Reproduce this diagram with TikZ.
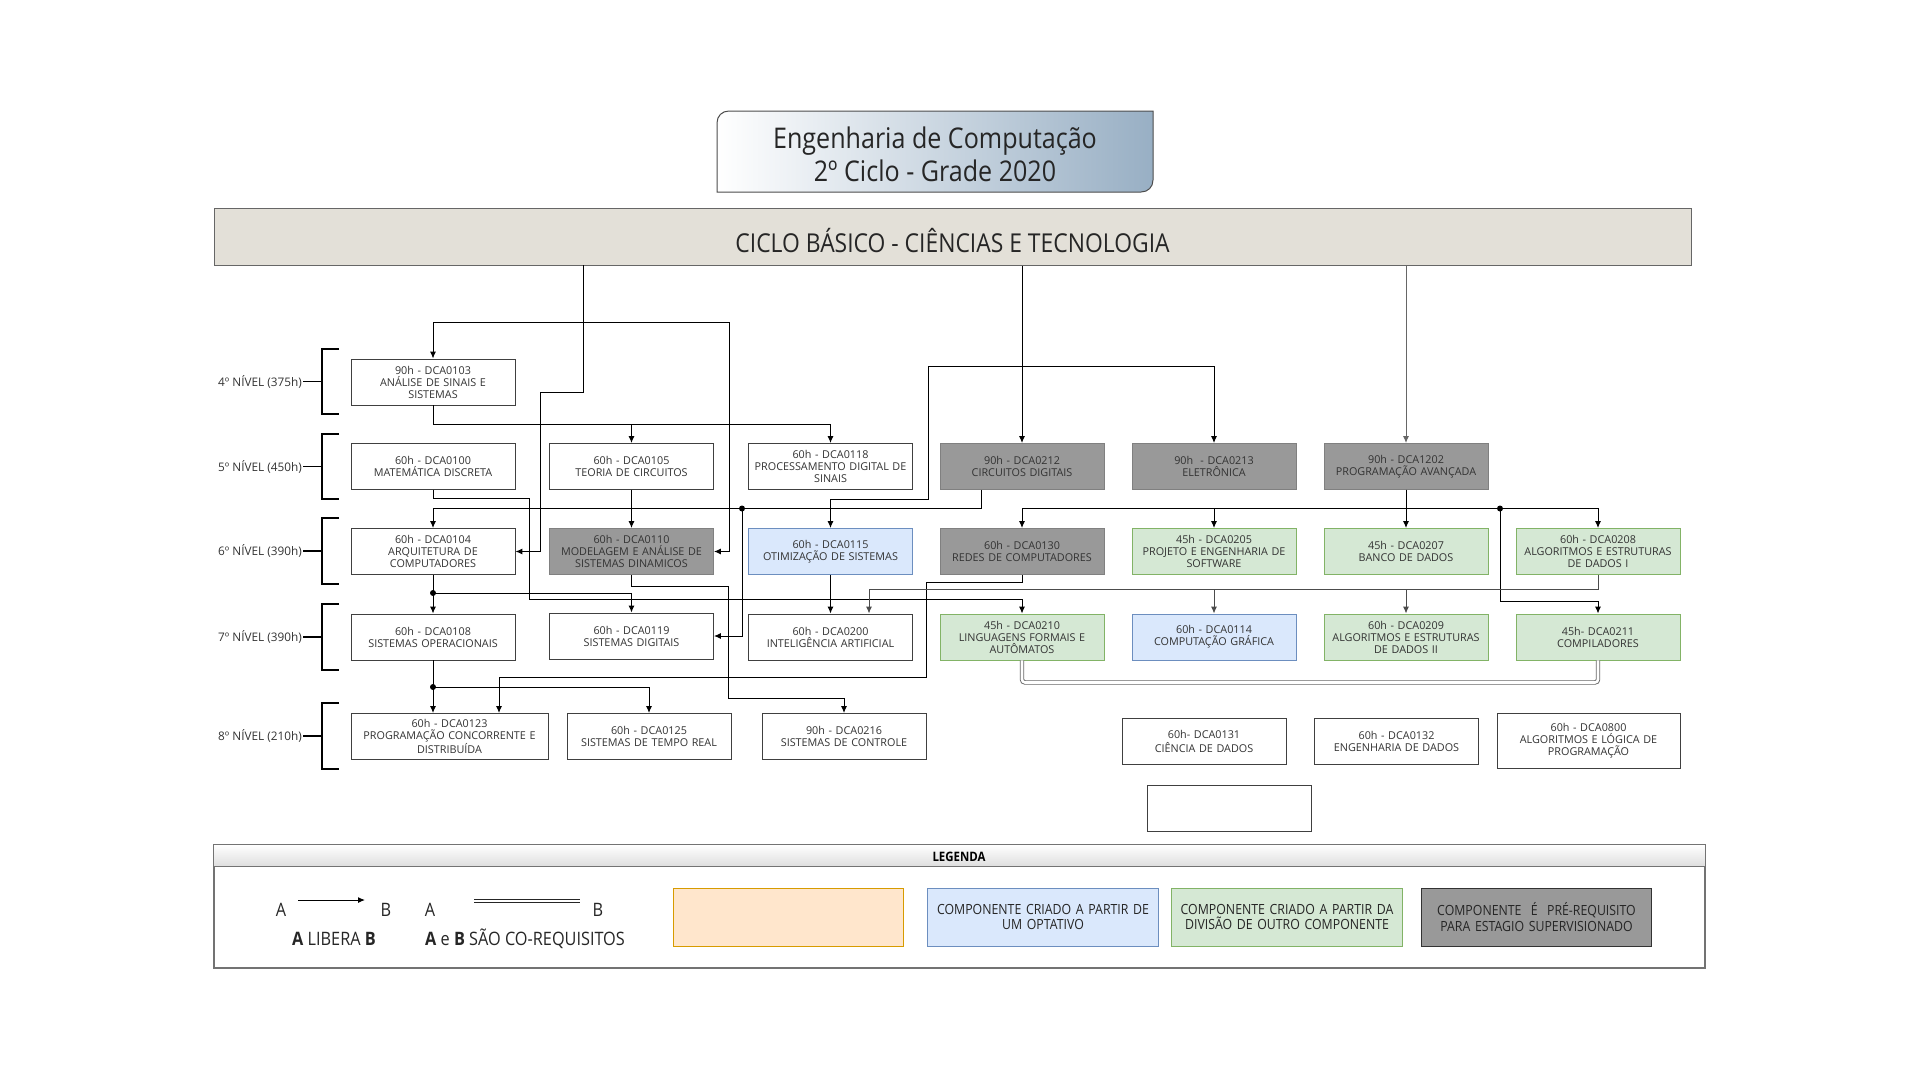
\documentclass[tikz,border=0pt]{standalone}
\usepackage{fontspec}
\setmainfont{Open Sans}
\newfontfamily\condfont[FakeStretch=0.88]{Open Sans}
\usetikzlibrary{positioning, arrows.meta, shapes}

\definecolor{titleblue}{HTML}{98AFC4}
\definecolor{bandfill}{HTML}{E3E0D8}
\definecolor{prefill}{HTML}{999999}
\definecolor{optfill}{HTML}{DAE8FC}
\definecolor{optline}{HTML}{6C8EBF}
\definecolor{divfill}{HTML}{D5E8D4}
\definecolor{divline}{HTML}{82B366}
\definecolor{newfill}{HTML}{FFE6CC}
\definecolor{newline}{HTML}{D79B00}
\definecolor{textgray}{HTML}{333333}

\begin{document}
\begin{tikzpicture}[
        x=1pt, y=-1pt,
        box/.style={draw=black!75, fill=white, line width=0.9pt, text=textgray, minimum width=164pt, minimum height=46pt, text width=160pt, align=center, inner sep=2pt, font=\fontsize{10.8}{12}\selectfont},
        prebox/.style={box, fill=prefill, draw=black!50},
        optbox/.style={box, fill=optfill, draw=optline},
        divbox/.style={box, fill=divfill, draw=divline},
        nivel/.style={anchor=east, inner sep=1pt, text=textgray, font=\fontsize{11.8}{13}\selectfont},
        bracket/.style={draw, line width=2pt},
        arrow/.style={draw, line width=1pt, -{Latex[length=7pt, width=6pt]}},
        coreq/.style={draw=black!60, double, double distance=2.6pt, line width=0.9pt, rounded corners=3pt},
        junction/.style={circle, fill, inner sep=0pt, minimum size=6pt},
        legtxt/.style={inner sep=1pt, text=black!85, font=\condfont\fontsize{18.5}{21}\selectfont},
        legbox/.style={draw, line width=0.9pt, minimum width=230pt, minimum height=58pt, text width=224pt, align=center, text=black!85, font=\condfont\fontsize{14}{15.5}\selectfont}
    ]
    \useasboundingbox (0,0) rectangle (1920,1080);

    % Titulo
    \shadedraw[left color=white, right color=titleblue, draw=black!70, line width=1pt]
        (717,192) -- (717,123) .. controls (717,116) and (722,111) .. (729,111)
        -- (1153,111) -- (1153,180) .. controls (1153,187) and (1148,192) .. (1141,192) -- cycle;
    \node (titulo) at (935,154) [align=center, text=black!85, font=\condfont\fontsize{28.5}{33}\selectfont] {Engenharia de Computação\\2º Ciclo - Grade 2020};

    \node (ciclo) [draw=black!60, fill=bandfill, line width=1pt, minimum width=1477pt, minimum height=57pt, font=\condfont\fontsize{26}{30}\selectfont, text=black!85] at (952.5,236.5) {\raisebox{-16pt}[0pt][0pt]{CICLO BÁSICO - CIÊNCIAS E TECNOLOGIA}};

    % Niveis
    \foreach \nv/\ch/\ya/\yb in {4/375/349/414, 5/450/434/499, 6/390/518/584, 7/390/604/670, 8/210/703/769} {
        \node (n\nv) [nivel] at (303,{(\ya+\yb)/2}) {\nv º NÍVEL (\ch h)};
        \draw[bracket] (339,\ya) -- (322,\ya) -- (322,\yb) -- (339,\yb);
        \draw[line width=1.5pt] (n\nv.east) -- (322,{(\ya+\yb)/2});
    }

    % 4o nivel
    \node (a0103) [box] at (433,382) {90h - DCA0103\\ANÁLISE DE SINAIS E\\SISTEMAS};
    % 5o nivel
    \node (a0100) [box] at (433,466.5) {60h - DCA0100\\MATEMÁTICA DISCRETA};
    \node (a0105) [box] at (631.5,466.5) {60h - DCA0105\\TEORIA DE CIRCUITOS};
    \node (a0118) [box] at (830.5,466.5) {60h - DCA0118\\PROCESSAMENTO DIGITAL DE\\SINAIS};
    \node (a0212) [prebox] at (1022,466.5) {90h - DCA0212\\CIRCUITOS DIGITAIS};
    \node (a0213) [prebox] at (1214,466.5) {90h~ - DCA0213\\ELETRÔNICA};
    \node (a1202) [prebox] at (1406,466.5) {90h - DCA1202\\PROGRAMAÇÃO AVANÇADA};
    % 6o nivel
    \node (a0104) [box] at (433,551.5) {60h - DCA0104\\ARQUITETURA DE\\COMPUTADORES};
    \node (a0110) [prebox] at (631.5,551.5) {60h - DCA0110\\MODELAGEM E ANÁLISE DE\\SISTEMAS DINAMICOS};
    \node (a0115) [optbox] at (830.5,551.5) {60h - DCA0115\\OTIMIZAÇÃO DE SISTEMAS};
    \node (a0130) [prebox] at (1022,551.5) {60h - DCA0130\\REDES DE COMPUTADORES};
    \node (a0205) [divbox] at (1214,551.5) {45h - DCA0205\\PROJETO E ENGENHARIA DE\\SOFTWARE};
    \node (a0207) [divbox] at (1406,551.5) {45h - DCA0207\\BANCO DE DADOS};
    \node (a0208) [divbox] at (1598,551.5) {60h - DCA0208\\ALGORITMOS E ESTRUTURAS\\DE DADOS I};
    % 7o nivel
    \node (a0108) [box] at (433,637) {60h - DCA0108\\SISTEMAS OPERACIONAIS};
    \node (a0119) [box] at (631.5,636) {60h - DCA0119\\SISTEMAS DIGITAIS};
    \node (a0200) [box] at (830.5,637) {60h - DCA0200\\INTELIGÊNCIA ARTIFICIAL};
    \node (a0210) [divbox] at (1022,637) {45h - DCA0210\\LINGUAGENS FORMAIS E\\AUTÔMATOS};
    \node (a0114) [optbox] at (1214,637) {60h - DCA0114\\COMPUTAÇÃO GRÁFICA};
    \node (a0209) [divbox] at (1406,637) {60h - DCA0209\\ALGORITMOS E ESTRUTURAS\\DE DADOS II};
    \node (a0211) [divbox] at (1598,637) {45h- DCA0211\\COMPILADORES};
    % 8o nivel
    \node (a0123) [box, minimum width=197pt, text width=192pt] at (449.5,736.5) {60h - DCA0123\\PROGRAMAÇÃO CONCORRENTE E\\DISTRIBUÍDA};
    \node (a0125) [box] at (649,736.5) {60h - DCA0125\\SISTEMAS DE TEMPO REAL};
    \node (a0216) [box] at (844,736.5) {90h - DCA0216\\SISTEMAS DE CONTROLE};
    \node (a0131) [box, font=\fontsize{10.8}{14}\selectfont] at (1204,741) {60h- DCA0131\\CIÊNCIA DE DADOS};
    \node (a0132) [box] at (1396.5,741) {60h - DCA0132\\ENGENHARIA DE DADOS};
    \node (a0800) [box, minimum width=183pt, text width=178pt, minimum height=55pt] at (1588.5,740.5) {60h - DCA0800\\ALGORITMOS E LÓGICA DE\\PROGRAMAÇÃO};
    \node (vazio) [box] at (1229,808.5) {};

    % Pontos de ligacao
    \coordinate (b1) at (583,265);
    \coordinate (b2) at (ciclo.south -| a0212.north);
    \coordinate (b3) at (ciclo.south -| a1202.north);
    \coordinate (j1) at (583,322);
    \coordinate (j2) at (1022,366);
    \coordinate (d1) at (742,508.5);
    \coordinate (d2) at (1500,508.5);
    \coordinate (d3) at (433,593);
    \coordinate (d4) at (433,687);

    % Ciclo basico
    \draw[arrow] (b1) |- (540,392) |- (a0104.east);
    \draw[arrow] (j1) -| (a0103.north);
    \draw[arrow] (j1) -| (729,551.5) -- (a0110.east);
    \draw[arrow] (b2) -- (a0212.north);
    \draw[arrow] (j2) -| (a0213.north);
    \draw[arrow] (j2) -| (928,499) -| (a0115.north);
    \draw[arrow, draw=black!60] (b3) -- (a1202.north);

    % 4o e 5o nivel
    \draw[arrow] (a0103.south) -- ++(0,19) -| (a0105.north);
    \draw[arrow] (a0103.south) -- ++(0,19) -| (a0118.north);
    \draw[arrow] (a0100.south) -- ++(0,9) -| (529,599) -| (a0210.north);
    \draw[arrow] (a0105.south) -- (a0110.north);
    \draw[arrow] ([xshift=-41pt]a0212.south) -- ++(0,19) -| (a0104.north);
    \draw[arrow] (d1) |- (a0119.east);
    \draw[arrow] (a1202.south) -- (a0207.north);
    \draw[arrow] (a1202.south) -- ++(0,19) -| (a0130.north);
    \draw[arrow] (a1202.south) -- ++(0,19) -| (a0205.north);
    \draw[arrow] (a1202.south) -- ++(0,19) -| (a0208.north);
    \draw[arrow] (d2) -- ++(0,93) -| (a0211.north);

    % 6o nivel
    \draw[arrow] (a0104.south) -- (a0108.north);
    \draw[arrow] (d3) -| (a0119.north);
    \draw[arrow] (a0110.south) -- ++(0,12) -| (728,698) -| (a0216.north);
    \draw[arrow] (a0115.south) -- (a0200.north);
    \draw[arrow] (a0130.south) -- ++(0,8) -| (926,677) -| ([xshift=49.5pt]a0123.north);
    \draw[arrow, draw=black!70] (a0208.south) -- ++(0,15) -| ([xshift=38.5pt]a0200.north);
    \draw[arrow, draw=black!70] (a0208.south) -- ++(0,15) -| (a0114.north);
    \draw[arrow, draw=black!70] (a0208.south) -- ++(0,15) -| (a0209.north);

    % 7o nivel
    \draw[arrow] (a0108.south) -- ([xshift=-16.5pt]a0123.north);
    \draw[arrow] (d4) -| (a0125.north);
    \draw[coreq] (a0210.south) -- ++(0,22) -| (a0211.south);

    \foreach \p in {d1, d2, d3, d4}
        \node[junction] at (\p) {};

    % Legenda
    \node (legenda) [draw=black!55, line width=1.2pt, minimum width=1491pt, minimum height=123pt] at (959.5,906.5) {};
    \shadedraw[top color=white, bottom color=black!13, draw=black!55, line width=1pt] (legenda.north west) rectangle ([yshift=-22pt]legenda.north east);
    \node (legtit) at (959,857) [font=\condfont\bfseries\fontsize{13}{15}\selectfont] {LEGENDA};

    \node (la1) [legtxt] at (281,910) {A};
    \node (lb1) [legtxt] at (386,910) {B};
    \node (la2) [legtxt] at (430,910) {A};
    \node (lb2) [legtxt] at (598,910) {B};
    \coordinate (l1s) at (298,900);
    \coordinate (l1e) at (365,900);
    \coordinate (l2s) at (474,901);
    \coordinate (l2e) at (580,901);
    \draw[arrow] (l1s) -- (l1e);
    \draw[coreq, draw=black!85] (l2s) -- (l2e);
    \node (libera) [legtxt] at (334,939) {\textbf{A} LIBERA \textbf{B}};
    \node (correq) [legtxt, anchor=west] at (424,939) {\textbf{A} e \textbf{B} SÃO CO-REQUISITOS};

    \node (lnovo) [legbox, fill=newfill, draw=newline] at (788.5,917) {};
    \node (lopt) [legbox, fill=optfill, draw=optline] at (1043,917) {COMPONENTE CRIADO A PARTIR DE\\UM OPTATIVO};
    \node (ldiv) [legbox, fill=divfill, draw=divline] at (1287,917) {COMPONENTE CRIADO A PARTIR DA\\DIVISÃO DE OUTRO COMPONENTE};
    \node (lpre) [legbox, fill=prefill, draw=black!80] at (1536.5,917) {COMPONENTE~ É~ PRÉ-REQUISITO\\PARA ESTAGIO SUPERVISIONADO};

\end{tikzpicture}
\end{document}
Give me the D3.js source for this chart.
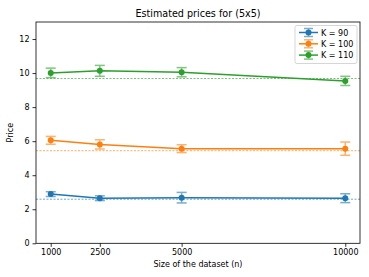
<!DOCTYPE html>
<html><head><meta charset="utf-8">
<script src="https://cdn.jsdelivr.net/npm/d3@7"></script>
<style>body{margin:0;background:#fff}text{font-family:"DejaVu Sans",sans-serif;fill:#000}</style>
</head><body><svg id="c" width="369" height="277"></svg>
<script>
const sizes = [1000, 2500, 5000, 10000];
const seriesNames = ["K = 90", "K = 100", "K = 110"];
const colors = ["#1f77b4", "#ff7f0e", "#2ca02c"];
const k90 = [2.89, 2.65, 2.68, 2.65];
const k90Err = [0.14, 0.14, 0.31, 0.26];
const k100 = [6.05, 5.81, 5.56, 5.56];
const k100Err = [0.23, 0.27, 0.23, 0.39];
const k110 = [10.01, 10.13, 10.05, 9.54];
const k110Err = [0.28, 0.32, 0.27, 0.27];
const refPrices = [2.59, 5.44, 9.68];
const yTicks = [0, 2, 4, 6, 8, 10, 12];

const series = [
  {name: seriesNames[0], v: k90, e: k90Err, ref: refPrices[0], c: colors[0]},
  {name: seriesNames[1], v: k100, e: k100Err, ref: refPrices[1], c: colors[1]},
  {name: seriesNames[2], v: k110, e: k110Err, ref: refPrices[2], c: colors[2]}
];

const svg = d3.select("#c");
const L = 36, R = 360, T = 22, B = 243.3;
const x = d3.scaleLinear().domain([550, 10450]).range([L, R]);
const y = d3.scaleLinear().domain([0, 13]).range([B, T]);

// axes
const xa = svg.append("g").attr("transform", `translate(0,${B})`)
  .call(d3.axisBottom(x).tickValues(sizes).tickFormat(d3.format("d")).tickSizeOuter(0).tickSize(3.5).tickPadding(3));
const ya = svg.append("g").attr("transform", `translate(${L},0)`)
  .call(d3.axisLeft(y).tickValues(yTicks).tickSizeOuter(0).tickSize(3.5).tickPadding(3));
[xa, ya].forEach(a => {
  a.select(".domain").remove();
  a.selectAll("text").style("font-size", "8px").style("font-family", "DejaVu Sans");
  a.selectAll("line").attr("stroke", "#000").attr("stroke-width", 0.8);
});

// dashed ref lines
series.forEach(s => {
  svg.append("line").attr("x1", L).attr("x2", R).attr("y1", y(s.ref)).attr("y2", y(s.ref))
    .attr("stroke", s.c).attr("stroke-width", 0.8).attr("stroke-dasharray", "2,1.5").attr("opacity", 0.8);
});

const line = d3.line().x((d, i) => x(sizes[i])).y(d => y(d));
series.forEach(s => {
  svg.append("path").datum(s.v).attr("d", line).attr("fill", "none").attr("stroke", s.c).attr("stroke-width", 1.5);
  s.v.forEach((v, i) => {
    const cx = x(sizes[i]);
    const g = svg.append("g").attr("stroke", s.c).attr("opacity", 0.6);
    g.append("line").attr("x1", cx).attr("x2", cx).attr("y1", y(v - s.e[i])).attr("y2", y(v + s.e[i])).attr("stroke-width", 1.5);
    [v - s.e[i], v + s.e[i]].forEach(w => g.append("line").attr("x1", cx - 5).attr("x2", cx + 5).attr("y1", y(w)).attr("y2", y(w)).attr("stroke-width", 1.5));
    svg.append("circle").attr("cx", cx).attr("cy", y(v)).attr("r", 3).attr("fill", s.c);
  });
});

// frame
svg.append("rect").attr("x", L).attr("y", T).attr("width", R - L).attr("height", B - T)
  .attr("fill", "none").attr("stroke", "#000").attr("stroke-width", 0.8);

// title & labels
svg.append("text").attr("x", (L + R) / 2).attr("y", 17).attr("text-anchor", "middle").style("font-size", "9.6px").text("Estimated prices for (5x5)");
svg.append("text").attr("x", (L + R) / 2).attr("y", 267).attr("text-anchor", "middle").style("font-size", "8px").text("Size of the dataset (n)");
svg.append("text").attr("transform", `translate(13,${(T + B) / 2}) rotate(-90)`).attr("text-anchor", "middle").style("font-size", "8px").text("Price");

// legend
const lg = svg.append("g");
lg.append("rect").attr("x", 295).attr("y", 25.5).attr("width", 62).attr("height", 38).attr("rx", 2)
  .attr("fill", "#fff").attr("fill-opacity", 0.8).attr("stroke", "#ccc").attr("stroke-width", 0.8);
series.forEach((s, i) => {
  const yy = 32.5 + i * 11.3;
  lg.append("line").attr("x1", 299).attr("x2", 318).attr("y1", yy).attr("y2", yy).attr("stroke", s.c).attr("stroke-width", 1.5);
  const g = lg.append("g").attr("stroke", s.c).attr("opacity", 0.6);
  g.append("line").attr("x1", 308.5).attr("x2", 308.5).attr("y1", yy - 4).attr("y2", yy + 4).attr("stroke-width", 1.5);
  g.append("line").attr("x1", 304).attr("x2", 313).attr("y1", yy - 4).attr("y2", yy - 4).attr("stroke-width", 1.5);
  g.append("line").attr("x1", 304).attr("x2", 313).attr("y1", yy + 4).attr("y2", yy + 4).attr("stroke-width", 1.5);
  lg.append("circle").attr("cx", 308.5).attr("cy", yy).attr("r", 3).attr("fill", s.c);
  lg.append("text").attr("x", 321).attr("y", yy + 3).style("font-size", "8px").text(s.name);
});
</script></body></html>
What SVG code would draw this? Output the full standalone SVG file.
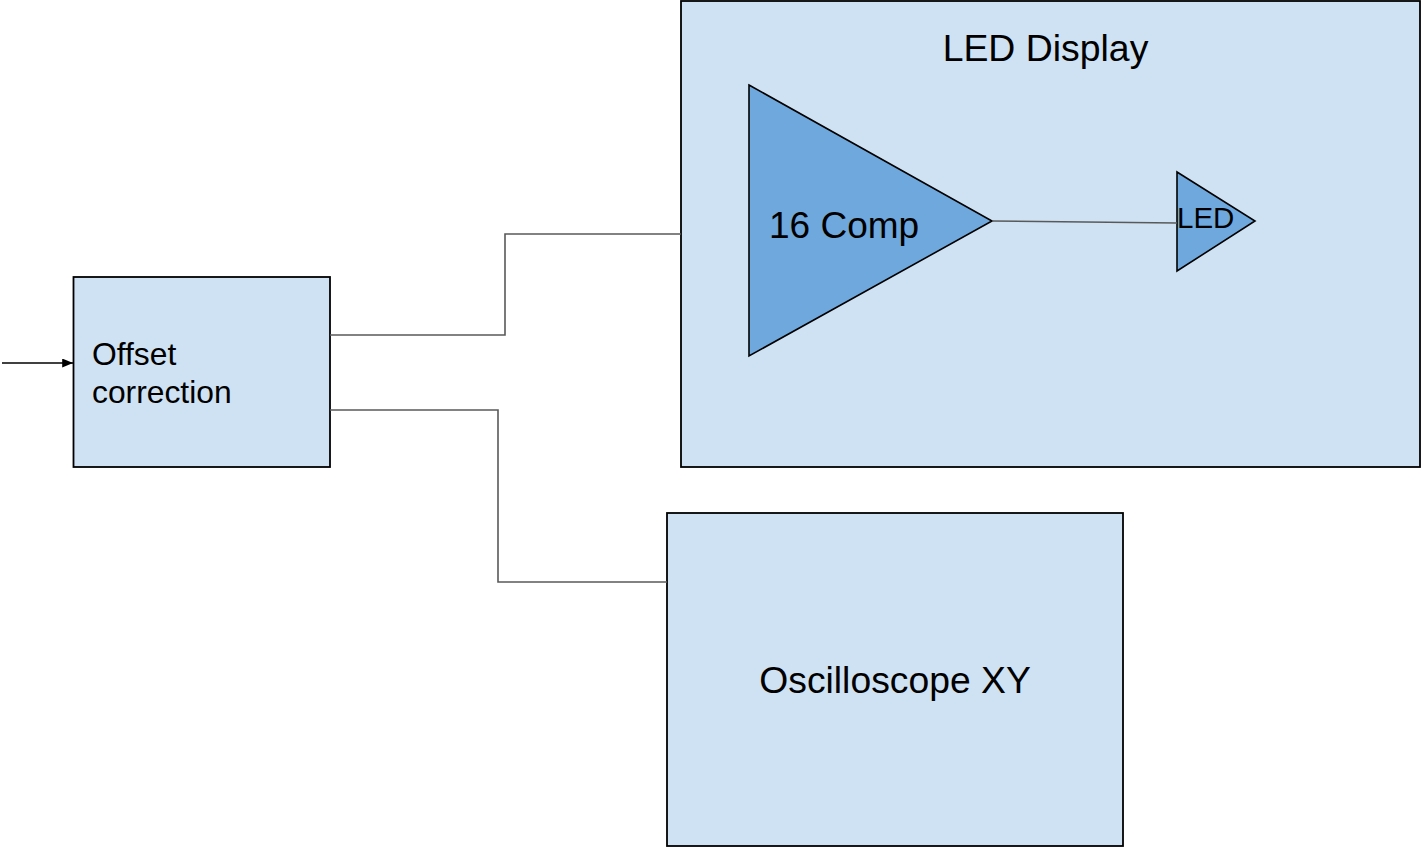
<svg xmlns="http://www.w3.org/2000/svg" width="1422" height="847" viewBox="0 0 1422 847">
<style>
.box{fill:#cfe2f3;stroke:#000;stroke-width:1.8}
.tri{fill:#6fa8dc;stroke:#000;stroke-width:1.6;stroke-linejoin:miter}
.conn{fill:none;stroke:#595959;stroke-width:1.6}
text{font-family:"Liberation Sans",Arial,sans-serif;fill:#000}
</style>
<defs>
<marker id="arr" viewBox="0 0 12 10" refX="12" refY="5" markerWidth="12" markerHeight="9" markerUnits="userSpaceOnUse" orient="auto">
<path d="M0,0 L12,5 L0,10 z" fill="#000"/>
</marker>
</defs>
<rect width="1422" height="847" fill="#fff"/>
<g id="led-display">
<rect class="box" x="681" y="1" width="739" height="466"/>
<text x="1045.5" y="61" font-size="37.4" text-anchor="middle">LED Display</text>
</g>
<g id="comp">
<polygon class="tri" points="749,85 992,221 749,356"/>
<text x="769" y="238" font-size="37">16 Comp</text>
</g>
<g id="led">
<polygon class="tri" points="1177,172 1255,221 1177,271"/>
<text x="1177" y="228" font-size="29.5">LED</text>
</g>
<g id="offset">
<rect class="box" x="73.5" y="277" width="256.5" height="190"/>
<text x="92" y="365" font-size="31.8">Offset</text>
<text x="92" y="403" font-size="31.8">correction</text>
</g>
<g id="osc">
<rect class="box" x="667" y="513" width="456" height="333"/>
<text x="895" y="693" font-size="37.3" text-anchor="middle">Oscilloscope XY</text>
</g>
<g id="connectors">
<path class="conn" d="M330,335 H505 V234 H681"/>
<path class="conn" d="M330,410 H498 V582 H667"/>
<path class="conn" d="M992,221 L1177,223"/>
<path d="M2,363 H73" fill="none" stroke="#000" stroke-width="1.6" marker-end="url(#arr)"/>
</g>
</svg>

----------

■ Aim ■
Only lines belong in the copy: transcribe those from the start of the data through the line that contains "(0,0) rectangle (1920,1080);", and skip the pictures.

■ Response to the exercise ■
Reproduce this diagram with TikZ.
\documentclass[tikz,border=0pt]{standalone}
\usepackage{fontspec}
\setmainfont{Open Sans}
\newfontfamily\condfont[FakeStretch=0.88]{Open Sans}
\usetikzlibrary{positioning, arrows.meta, shapes}

\definecolor{titleblue}{HTML}{98AFC4}
\definecolor{bandfill}{HTML}{E3E0D8}
\definecolor{prefill}{HTML}{999999}
\definecolor{optfill}{HTML}{DAE8FC}
\definecolor{optline}{HTML}{6C8EBF}
\definecolor{divfill}{HTML}{D5E8D4}
\definecolor{divline}{HTML}{82B366}
\definecolor{newfill}{HTML}{FFE6CC}
\definecolor{newline}{HTML}{D79B00}
\definecolor{textgray}{HTML}{333333}

\begin{document}
\begin{tikzpicture}[
        x=1pt, y=-1pt,
        box/.style={draw=black!75, fill=white, line width=0.9pt, text=textgray, minimum width=164pt, minimum height=46pt, text width=160pt, align=center, inner sep=2pt, font=\fontsize{10.8}{12}\selectfont},
        prebox/.style={box, fill=prefill, draw=black!50},
        optbox/.style={box, fill=optfill, draw=optline},
        divbox/.style={box, fill=divfill, draw=divline},
        nivel/.style={anchor=east, inner sep=1pt, text=textgray, font=\fontsize{11.8}{13}\selectfont},
        bracket/.style={draw, line width=2pt},
        arrow/.style={draw, line width=1pt, -{Latex[length=7pt, width=6pt]}},
        coreq/.style={draw=black!60, double, double distance=2.6pt, line width=0.9pt, rounded corners=3pt},
        junction/.style={circle, fill, inner sep=0pt, minimum size=6pt},
        legtxt/.style={inner sep=1pt, text=black!85, font=\condfont\fontsize{18.5}{21}\selectfont},
        legbox/.style={draw, line width=0.9pt, minimum width=230pt, minimum height=58pt, text width=224pt, align=center, text=black!85, font=\condfont\fontsize{14}{15.5}\selectfont}
    ]
    \useasboundingbox (0,0) rectangle (1920,1080);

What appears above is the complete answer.